Financial institutions and service providers (banks, insurers, accountants, real estate, IT, logistics) can more confidently serve state-legal cannabis businesses because the bill reduces exposure to federal administrative penalties, expanding access to banking and basic business services.
Public companies and investors gain clearer legal certainty to list, trade, and invest in state-law cannabis businesses, increasing capital access, liquidity, and growth opportunities for cannabis firms.
Clarification of who qualifies as market participants and service providers (brokers, underwriters, exchanges, lawyers, accountants) reduces compliance uncertainty for those firms, likely improving industry compliance and market functioning.
Taxpayers could face increased enforcement, litigation, or administrative costs if the bill narrows federal agencies' authorities or prompts legal challenges to the statute's preemption/safe-harbor language.

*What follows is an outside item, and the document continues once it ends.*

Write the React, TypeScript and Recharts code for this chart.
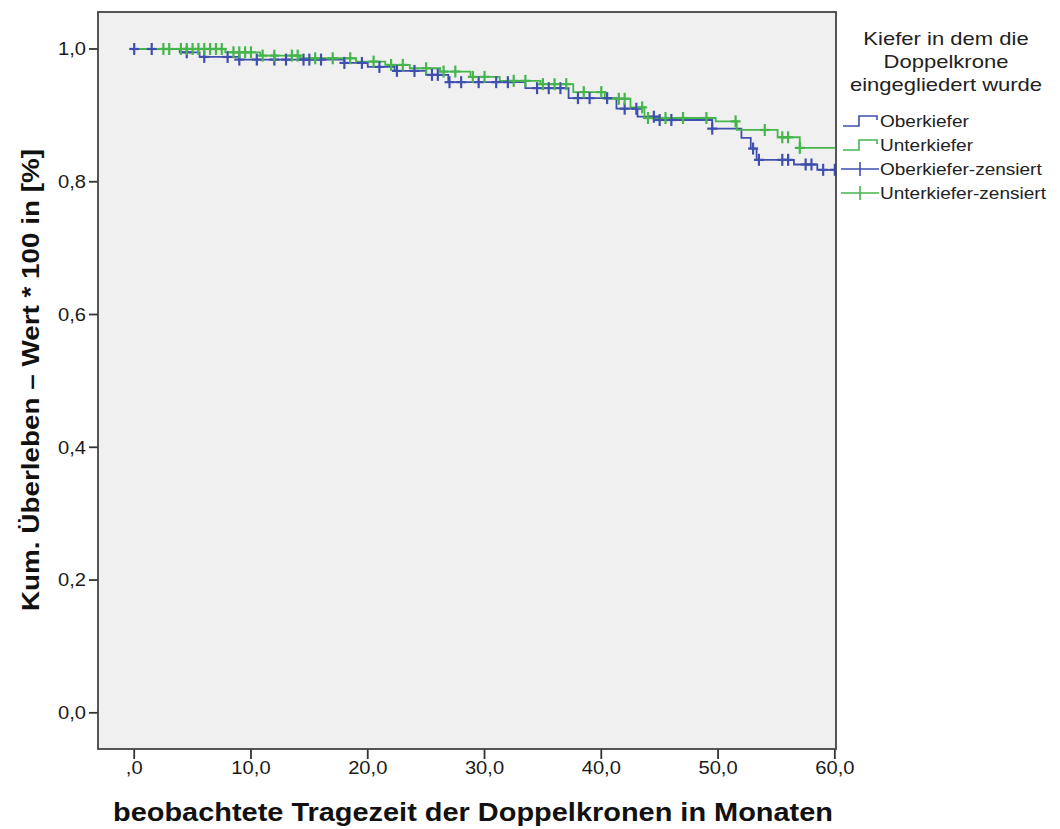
import { CartesianGrid, ComposedChart, Line, Scatter, XAxis, YAxis } from "recharts";

// Kaplan-Meier steps: time in months and cumulative survival from that time on
const obTimes = [0, 3.9, 5.6, 9.0, 18.0, 20.0, 22.3, 25.0, 26.9, 33.5, 37.2, 41.3, 43.1, 45.0, 49.5, 52.0, 52.8, 53.3, 56.5, 58.5, 60];
const obSurv = [1.0, 0.995, 0.988, 0.984, 0.979, 0.973, 0.967, 0.961, 0.95, 0.941, 0.926, 0.91, 0.898, 0.893, 0.88, 0.866, 0.85, 0.833, 0.826, 0.818, 0.818];

const ukTimes = [0, 7.8, 10.8, 14.2, 19.0, 21.5, 23.6, 26.2, 28.8, 31.3, 34.8, 37.6, 40.3, 42.5, 43.7, 49.8, 51.6, 55.1, 57.0, 60];
const ukSurv = [1.0, 0.995, 0.99, 0.986, 0.981, 0.976, 0.971, 0.966, 0.958, 0.952, 0.947, 0.935, 0.925, 0.912, 0.896, 0.891, 0.878, 0.867, 0.851, 0.851];

// censored observations (months)
const obCensored = [0, 1.5, 4.5, 6, 8, 9, 10.5, 12, 13, 14.5, 15, 16, 18, 19.5, 21, 22.5, 24, 25.5, 26, 27, 28, 29.5, 31, 32, 34.5, 35.5, 36.5, 38, 39, 40.5, 42, 43, 44.5, 45, 46, 49.5, 53, 53.5, 55.5, 56, 57.5, 58, 59, 60];
const ukCensored = [2.5, 3, 4, 4.5, 5, 5.5, 6, 6.5, 7, 7.5, 8.5, 9, 9.5, 10, 11, 12, 13.5, 14, 15.5, 17, 18.5, 20.5, 22, 23, 25, 26.5, 27.5, 29, 30, 32.5, 33.5, 35, 36, 37, 38.5, 40, 41.5, 42, 43.5, 44, 45.5, 47, 49, 51.5, 54, 55.5, 56, 57];

const xTicks = [0, 10, 20, 30, 40, 50, 60];
const yTicks = [0, 0.2, 0.4, 0.6, 0.8, 1.0];

const legendTitle = ["Kiefer in dem die", "Doppelkrone", "eingegliedert wurde"];
const legendItems = ["Oberkiefer", "Unterkiefer", "Oberkiefer-zensiert", "Unterkiefer-zensiert"];

const BLUE = "#3f4fad";
const GREEN = "#45b54c";
const FONT = "'Liberation Sans', Arial, sans-serif";
const SX = 1.12; // the SPSS export is a little wide, so text gets stretched

function survivalAt(times: number[], surv: number[], t: number) {
  let s = surv[0];
  for (let i = 0; i < times.length; i++) {
    if (times[i] <= t) s = surv[i];
  }
  return s;
}

const obSteps = obTimes.map((t, i) => ({ t, s: obSurv[i] }));
const ukSteps = ukTimes.map((t, i) => ({ t, s: ukSurv[i] }));
const obMarks = obCensored.map((t) => ({ t, s: survivalAt(obTimes, obSurv, t) }));
const ukMarks = ukCensored.map((t) => ({ t, s: survivalAt(ukTimes, ukSurv, t) }));

const xFmt = (v: number) => (v === 0 ? ",0" : v.toFixed(1).replace(".", ","));
const yFmt = (v: number) => v.toFixed(1).replace(".", ",");

function XTick(props: any) {
  const { x, y, payload } = props;
  return (
    <text transform={`translate(${x},${y}) scale(${SX},1)`} textAnchor="middle" dy="0.71em" fontSize={18} fontFamily={FONT} fill="#1a1a1a">
      {xFmt(payload.value)}
    </text>
  );
}

function YTick(props: any) {
  const { x, y, payload } = props;
  return (
    <text transform={`translate(${x - 1},${y}) scale(${SX},1)`} textAnchor="end" dy="0.355em" fontSize={18} fontFamily={FONT} fill="#1a1a1a">
      {yFmt(payload.value)}
    </text>
  );
}

function censorShape(color: string) {
  return (props: any) => {
    const { cx, cy } = props;
    return (
      <g stroke={color} strokeWidth={2.2}>
        <line x1={cx - 5} x2={cx + 5} y1={cy} y2={cy} />
        <line x1={cx} x2={cx} y1={cy - 6} y2={cy + 6} />
      </g>
    );
  };
}

const W = 1044;
const H = 821;

export default function App() {
  return (
    <div style={{ position: "relative", width: W, height: H, background: "#fff" }}>
      <ComposedChart width={W} height={H} margin={{ top: 4, right: 216, bottom: 40, left: 30 }}>
        <CartesianGrid fill="#f0f0f0" horizontal={false} vertical={false} />
        <XAxis
          type="number"
          dataKey="t"
          domain={[-3.1, 60.1]}
          ticks={xTicks}
          allowDataOverflow
          height={40}
          axisLine={false}
          tickLine={{ stroke: "#333", strokeWidth: 1.8 }}
          tickSize={10}
          tick={<XTick />}
        />
        <YAxis
          type="number"
          dataKey="s"
          domain={[-0.0545, 1.0557]}
          ticks={yTicks}
          allowDataOverflow
          width={60}
          axisLine={false}
          tickLine={{ stroke: "#333", strokeWidth: 1.8 }}
          tickSize={9}
          tick={<YTick />}
        />
        <Line data={obSteps} dataKey="s" type="stepAfter" stroke={BLUE} strokeWidth={1.8} dot={false} isAnimationActive={false} />
        <Line data={ukSteps} dataKey="s" type="stepAfter" stroke={GREEN} strokeWidth={1.8} dot={false} isAnimationActive={false} />
        <Scatter data={obMarks} dataKey="s" shape={censorShape(BLUE)} isAnimationActive={false} />
        <Scatter data={ukMarks} dataKey="s" shape={censorShape(GREEN)} isAnimationActive={false} />
      </ComposedChart>

      <svg width={W} height={H} style={{ position: "absolute", left: 0, top: 0, pointerEvents: "none" }} fontFamily={FONT}>
        <rect x={90} y={4} width={738} height={737} fill="none" stroke="#444" strokeWidth={1.8} />
        <text
          x={22}
          y={372}
          transform="rotate(-90 22 372)"
          textAnchor="middle"
          dominantBaseline="central"
          fontSize={24}
          fontWeight="bold"
          fill="#111"
          textLength={462}
          lengthAdjust="spacingAndGlyphs"
        >
          Kum. Überleben – Wert * 100 in [%]
        </text>
        <text x={465} y={813} textAnchor="middle" fontSize={26} fontWeight="bold" fill="#111" textLength={720} lengthAdjust="spacingAndGlyphs">
          beobachtete Tragezeit der Doppelkronen in Monaten
        </text>
        {legendTitle.map((line, i) => (
          <text
            key={line}
            transform={`translate(938,${30 + i * 23}) scale(1.16,1)`}
            textAnchor="middle"
            dominantBaseline="central"
            fontSize={19}
            fill="#222"
          >
            {line}
          </text>
        ))}
        {legendItems.map((label, i) => {
          const y = 113 + i * 24;
          const color = i % 2 === 0 ? BLUE : GREEN;
          return (
            <g key={label}>
              {i < 2 ? (
                <path d={`M835,${y + 5}H851V${y - 5}H869V${y - 1}`} fill="none" stroke={color} strokeWidth={1.6} />
              ) : (
                <g stroke={color} strokeWidth={1.6}>
                  <line x1={833} x2={871} y1={y} y2={y} />
                  <line x1={852} x2={852} y1={y - 7} y2={y + 7} />
                </g>
              )}
              <text transform={`translate(872,${y}) scale(1.12,1)`} dominantBaseline="central" fontSize={17} fill="#222">
                {label}
              </text>
            </g>
          );
        })}
      </svg>
    </div>
  );
}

Investors, banks, and service providers face elevated business, regulatory, and reputational risks because state-legal cannabis firms still operate in a patchwork of state laws and varying quality of state controls.
Banks and insurers may still confront confusion and uneven internal risk practices over compliance with federal criminal statutes (e.g., money laundering, controlled-substances laws), leaving persistent uncertainty despite administrative protections.
Based on analysis of 4 sections of legislative text.
Bars federal agencies from penalizing providers who serve state-legal cannabis businesses and creates a securities safe harbor allowing national exchanges to list and trade their securities.
Introduced March 18, 2026 by Guy Reschenthaler · Last progress March 18, 2026
Allows banks, insurers, brokers, exchanges, and other service providers to offer business services and capital to cannabis businesses that operate under state or local law by barring federal agencies from taking adverse action solely for providing such services and by creating a securities-law safe harbor for national exchanges to list and facilitate offerings of state-legal cannabis businesses. Sets broad definitions of “business assistance” (including financial services, insurance, accounting, real estate, legal and IT services, underwriting and securities distribution) and becomes effective 180 days after enactment.